Adventures in Faith, learning every step of the way

jueves, 15 de agosto de 2013

The Rainbow

As a girl I had one of those books that has pictures of silly animal characters on each page.  This type of book has divisions for the head, body, and legs, allowing you to flip the pages and create different combinations of silly characters.  It was fun to flip through.  Sometimes I deliberately made a creation, other times I closed my eyes and flipped the pages to surprise myself with a new and unexpected combination.

So often I look at the ministry that God has given others and I want mine to look that way.  I wish for this part and that part of what the Lord has entrusted to someone else.  I realize that if this ministry were left up to me to add to, take away from, to mimic and copy bits and pieces of other ministries I know... that it would look like one of my silly childhood creations. It is only when I truly follow God's plan for my life and the ministry He has given me that they take the proper shape they should have.
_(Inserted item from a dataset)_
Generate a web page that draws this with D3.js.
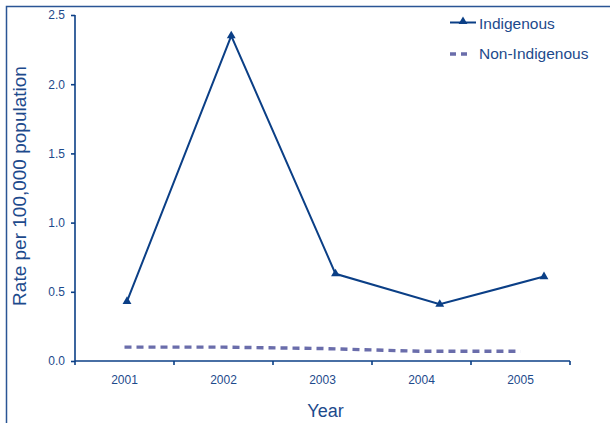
<!DOCTYPE html>
<html>
<head>
<meta charset="utf-8">
<script src="https://cdn.jsdelivr.net/npm/d3@7"></script>
<style>
  html, body { margin: 0; padding: 0; background: #fff; }
  svg { display: block; font-family: "Liberation Sans", Arial, sans-serif; }
</style>
</head>
<body>
<svg id="chart" width="610" height="423"></svg>
<script>
// Notification rates per 100,000 population by year
const years = ["2001", "2002", "2003", "2004", "2005"];
const indigenous = [0.43, 2.35, 0.63, 0.41, 0.61];
const nonIndigenous = [0.10, 0.10, 0.09, 0.07, 0.07];
const yTicks = [0, 0.5, 1.0, 1.5, 2.0, 2.5];

const seriesNames = ["Indigenous", "Non-Indigenous"];
const dark = "#0b3f86";
const purple = "#6a6dab";
const textCol = "#1d4a8c";

const svg = d3.select("#chart");

// outer frame (only top and left edges fall inside the view)
svg.append("rect")
  .attr("x", 6.5).attr("y", 6.5)
  .attr("width", 700).attr("height", 500)
  .attr("fill", "none").attr("stroke", "#2a5595").attr("stroke-width", 1.5);

const plot = { left: 75, right: 570, top: 15, bottom: 361 };

const xBand = d3.scaleBand().domain(years).range([plot.left, plot.right]);
const x = d3.scalePoint().domain(years).range([plot.left, plot.right]).padding(0.5);
// the Indigenous series sits on a slightly wider point spread
const xInd = d3.scalePoint().domain(years).range([plot.left + 52, plot.right - 26]);
const y = d3.scaleLinear().domain([0, 2.5]).range([plot.bottom, plot.top]);

// y axis
const yAxis = svg.append("g")
  .attr("transform", `translate(${plot.left},0)`)
  .call(d3.axisLeft(y).tickValues(yTicks).tickFormat(d3.format(".1f")).tickSize(4).tickPadding(6));
yAxis.select(".domain").attr("d", `M0,${plot.top}V${plot.bottom}`);

// x axis
const xAxis = svg.append("g")
  .attr("transform", `translate(0,${plot.bottom})`)
  .call(d3.axisBottom(xBand).tickSize(0).tickPadding(14));
xAxis.select(".domain").attr("d", `M${plot.left},0H${plot.right}`);
// tick marks on band boundaries
const bounds = years.map(d => xBand(d)).concat([xBand(years[years.length - 1]) + xBand.bandwidth()]);
xAxis.selectAll("line.bound").data(bounds).enter().append("line")
  .attr("class", "bound")
  .attr("x1", d => d).attr("x2", d => d)
  .attr("y1", 0).attr("y2", 4);

[yAxis, xAxis].forEach(g => {
  g.selectAll(".domain, line").attr("stroke", dark).attr("stroke-width", 1.6);
  g.selectAll("text").attr("fill", textCol).attr("font-size", 12)
    .attr("font-family", "'Liberation Sans', Arial, sans-serif");
});

// axis titles
svg.append("text")
  .attr("x", (plot.left + plot.right) / 2 + 3).attr("y", 417)
  .attr("text-anchor", "middle").attr("fill", textCol).attr("font-size", 18)
  .text("Year");
svg.append("text")
  .attr("transform", `translate(26,${(plot.top + plot.bottom) / 2 - 2}) rotate(-90)`)
  .attr("text-anchor", "middle").attr("fill", textCol).attr("font-size", 19)
  .text("Rate per 100,000 population");

// Non-Indigenous dashed line
svg.append("path")
  .datum(nonIndigenous)
  .attr("fill", "none").attr("stroke", purple).attr("stroke-width", 3.4)
  .attr("stroke-dasharray", "7,5")
  .attr("d", d3.line().x((d, i) => x(years[i])).y(d => y(d)));

// Indigenous line with triangle markers
svg.append("path")
  .datum(indigenous)
  .attr("fill", "none").attr("stroke", dark).attr("stroke-width", 2)
  .attr("d", d3.line().x((d, i) => xInd(years[i])).y(d => y(d)));

const tri = d3.symbol().type(d3.symbolTriangle).size(34);
svg.selectAll("path.marker").data(indigenous).enter().append("path")
  .attr("class", "marker")
  .attr("d", tri)
  .attr("fill", dark)
  .attr("transform", (d, i) => `translate(${xInd(years[i])},${y(d)})`);

// legend
const legend = svg.append("g");
legend.append("line")
  .attr("x1", 450).attr("x2", 476).attr("y1", 22.5).attr("y2", 22.5)
  .attr("stroke", dark).attr("stroke-width", 2);
legend.append("path").attr("d", tri).attr("fill", dark)
  .attr("transform", "translate(463,21.5)");
legend.append("line")
  .attr("x1", 450).attr("x2", 468).attr("y1", 54).attr("y2", 54)
  .attr("stroke", purple).attr("stroke-width", 3.4).attr("stroke-dasharray", "6,5");
legend.selectAll("text.leg").data(seriesNames).enter().append("text")
  .attr("class", "leg")
  .attr("x", 479).attr("y", (d, i) => 29 + i * 30)
  .attr("fill", textCol).attr("font-size", 15.5)
  .text(d => d);
</script>
</body>
</html>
God has a purpose for each of us.  He has a ministry for each of us.  He has divine plans for your life and mine.  And they are all different.  As different as the colors on the rainbow, unique and made up of different wave lengths.  Put together they form a beautiful, breathtaking sight. 

When I purpose in my heart to walk out the path that He has laid for me, I am allowing myself to be a part of something beautiful. 

Even if my life isn't always what I wish it was or what I think it could be- it is beautiful.  It is Holy.  It is set apart.  Because it is ordained by God. 

So today as I reflect on my color of the rainbow in God's scheme of things, I pray especially for contentment.  I pray that I would be content with all that the Lord has placed in my hand and done in and through me instead of looking around and desiring something else.  I pray to be content with afternoons at the park, pediatrician, or dentist.  I pray to be content with more work than time.  I pray to be content with a ministry team of 2 or 3 instead of the 8 or 10 I desire.  I pray to be content to start a feeding center on only Fridays instead of the 3 days I week I would prefer.  I pray to be content as long as I KNOW that I am walking out God's plan for me right now, in this season.  Because season's soon change.  And sometimes I think I feel the breeze of change beginning to blow around me.  And other time's I am not so sure.

In the meanwhile, I pray to be content.